As you all know, the paper “Robust De-anonymization of Large Datasets (How to Break Anonymity of the Netﬂix Prize Dataset)” by “Arvind Narayanan and Vitaly Shmatikov” is about de-anonymizing datasets which are mistakenly believed to be private with a small amount of auxiliary information. The main focus of the paper is on creating a model and proposing 2 different algorithms for the above purpose. The model is robust to sparsity and perturbation, which is added to the dataset either on purpose or due to background noise, while still outputting high precision results.
In the model they define a similarity function (called Sim()) to identify the amount of common data between different records. Another function which is used in this model is scoring function (called Score()) to rank the similarity of each record with the auxiliary data which adversary owns. This function is helpful to find the most similar record given the auxiliary information.
Now they introduce 2 algorithms, which are slightly different in the sense that the first one looks at the data uniformly, but the second has a weighting process trying to capture rare events and giving them high weight. The example that the authors has used is as follows:
“ it is more useful to know that the target has purchased “The Dedalus Book of French Horror” than the fact that she purchased a Harry Potter book”
At the end they apply the second algorithm to the released dataset of Netflix which was believed by Netflix administration to be private as they have stated in FAQ page of their website the following discussion:
Q: “Is there any customer information in the dataset that should be kept private?”

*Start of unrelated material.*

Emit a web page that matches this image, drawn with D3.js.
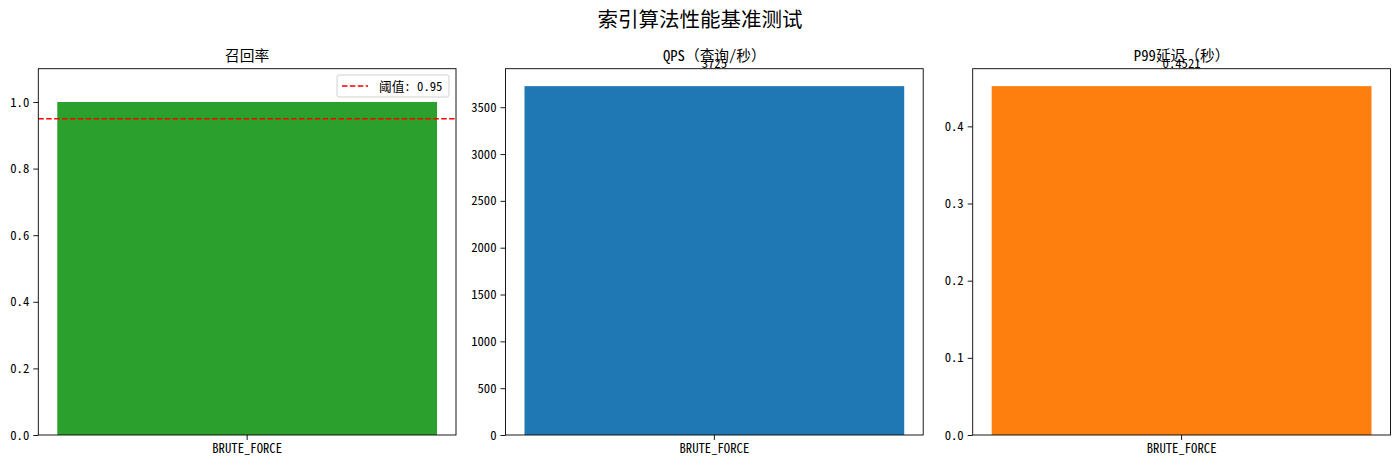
<!DOCTYPE html>
<html><head><meta charset="utf-8">
<script src="https://cdn.jsdelivr.net/npm/d3@7"></script>
<style>
body{margin:0;background:#fff;}
text{font-family:"Noto Sans Mono CJK SC","Noto Sans CJK SC","DejaVu Sans Mono",monospace;}
</style></head>
<body>
<svg id="c" width="1400" height="465"></svg>
<script>
const suptitle = "索引算法性能基准测试";
const categories = ["BRUTE_FORCE"];
const recallValues = [1.0];
const qpsValues = [3725];
const p99Values = [0.4521];
const threshold = 0.95;
const thresholdLabel = "阈值: 0.95";
const panelTitles = ["召回率", "QPS（查询/秒）", "P99延迟（秒）"];
const recallTicks = [0.0, 0.2, 0.4, 0.6, 0.8, 1.0];
const qpsTicks = [0, 500, 1000, 1500, 2000, 2500, 3000, 3500];
const p99Ticks = [0.0, 0.1, 0.2, 0.3, 0.4];

const svg = d3.select("#c");
const fontCJK = '"Noto Sans Mono CJK SC","Noto Sans CJK SC","DejaVu Sans Mono",monospace';

svg.append("text").attr("x", 700).attr("y", 27).attr("text-anchor", "middle")
  .attr("font-size", 20.5).attr("fill", "#000").text(suptitle);

const plotTop = 68.7, plotBottom = 435;
const panels = [
  {left: 38.3, right: 456, values: recallValues, ymax: 1.1, ticks: recallTicks, fmt: d3.format(".1f"), color: "#2ca02c", title: panelTitles[0], labels: false, thresh: true},
  {left: 505.5, right: 923.2, values: qpsValues, ymax: qpsValues[0] * 1.05, ticks: qpsTicks, fmt: d3.format("d"), color: "#1f77b4", title: panelTitles[1], labels: true, lfmt: d => String(d)},
  {left: 972.7, right: 1390.5, values: p99Values, ymax: p99Values[0] * 1.05, ticks: p99Ticks, fmt: d3.format(".1f"), color: "#ff7f0e", title: panelTitles[2], labels: true, lfmt: d => d.toFixed(4)}
];

panels.forEach(p => {
  const g = svg.append("g");
  const xl = d3.scaleLinear().domain([-0.44, 0.44]).range([p.left, p.right]);
  const x = d3.scaleBand().domain(categories).range([xl(-0.5), xl(0.5)]).paddingInner(0.2).paddingOuter(0.1);
  const y = d3.scaleLinear().domain([0, p.ymax]).range([plotBottom, plotTop]);

  g.selectAll("rect.bar").data(p.values).enter().append("rect")
    .attr("x", (d, i) => x(categories[i]))
    .attr("width", x.bandwidth())
    .attr("y", d => y(d))
    .attr("height", d => y(0) - y(d))
    .attr("fill", p.color);

  if (p.thresh) {
    g.append("line").attr("x1", p.left).attr("x2", p.right)
      .attr("y1", y(threshold)).attr("y2", y(threshold))
      .attr("stroke", "red").attr("stroke-width", 1.5).attr("stroke-dasharray", "5.5,2.4");
  }

  const ya = g.append("g").attr("transform", `translate(${p.left},0)`)
    .call(d3.axisLeft(y).tickValues(p.ticks).tickFormat(p.fmt).tickSize(5).tickPadding(4));
  ya.select(".domain").remove();
  ya.selectAll("text").attr("font-size", 12.7).attr("fill", "#000").style("font-family", fontCJK);
  ya.selectAll("line").attr("stroke", "#000").attr("stroke-width", 0.9);

  const xa = g.append("g").attr("transform", `translate(0,${plotBottom})`)
    .call(d3.axisBottom(x).tickSize(5).tickPadding(4));
  xa.select(".domain").remove();
  xa.selectAll("text").attr("font-size", 12.7).attr("fill", "#000").style("font-family", fontCJK);
  xa.selectAll("line").attr("stroke", "#000").attr("stroke-width", 0.9);

  g.append("rect").attr("x", p.left).attr("y", plotTop).attr("width", p.right - p.left).attr("height", plotBottom - plotTop)
    .attr("fill", "none").attr("stroke", "#000").attr("stroke-width", 0.9);

  g.append("text").attr("x", (p.left + p.right) / 2).attr("y", plotTop - 8).attr("text-anchor", "middle")
    .attr("font-size", 14.7).attr("fill", "#000").text(p.title);

  if (p.labels) {
    g.selectAll("text.vl").data(p.values).enter().append("text")
      .attr("x", (d, i) => x(categories[i]) + x.bandwidth() / 2)
      .attr("y", d => y(d * 1.05) - 0.5)
      .attr("text-anchor", "middle").attr("font-size", 12.7).attr("fill", "#000")
      .text(d => p.lfmt(d));
  }

  if (p.thresh) {
    const lg = g.append("g");
    lg.append("rect").attr("x", 337).attr("y", 75).attr("width", 112).attr("height", 22)
      .attr("rx", 2).attr("fill", "#fff").attr("fill-opacity", 0.8).attr("stroke", "#ccc").attr("stroke-width", 0.9);
    lg.append("line").attr("x1", 342).attr("x2", 368).attr("y1", 86).attr("y2", 86)
      .attr("stroke", "red").attr("stroke-width", 1.5).attr("stroke-dasharray", "5.5,2.4");
    lg.append("text").attr("x", 379).attr("y", 90.5).attr("font-size", 12.7).attr("fill", "#000").text(thresholdLabel);
  }
});
</script>
</body></html>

The authors have de-anonymized the dataset by cross-correlating them with IMDB (Internet Movie DataBase) ratings of the users. The answer in the lack of an oracle which tells them they are right, is still precise as they have found people who were exact matches of the two databases.
The conclusion of the paper is to be careful while defining privacy to prevent breaching of the system in the future. Netflix did not know by removing people’s name they will not necessarily protecting their privacy.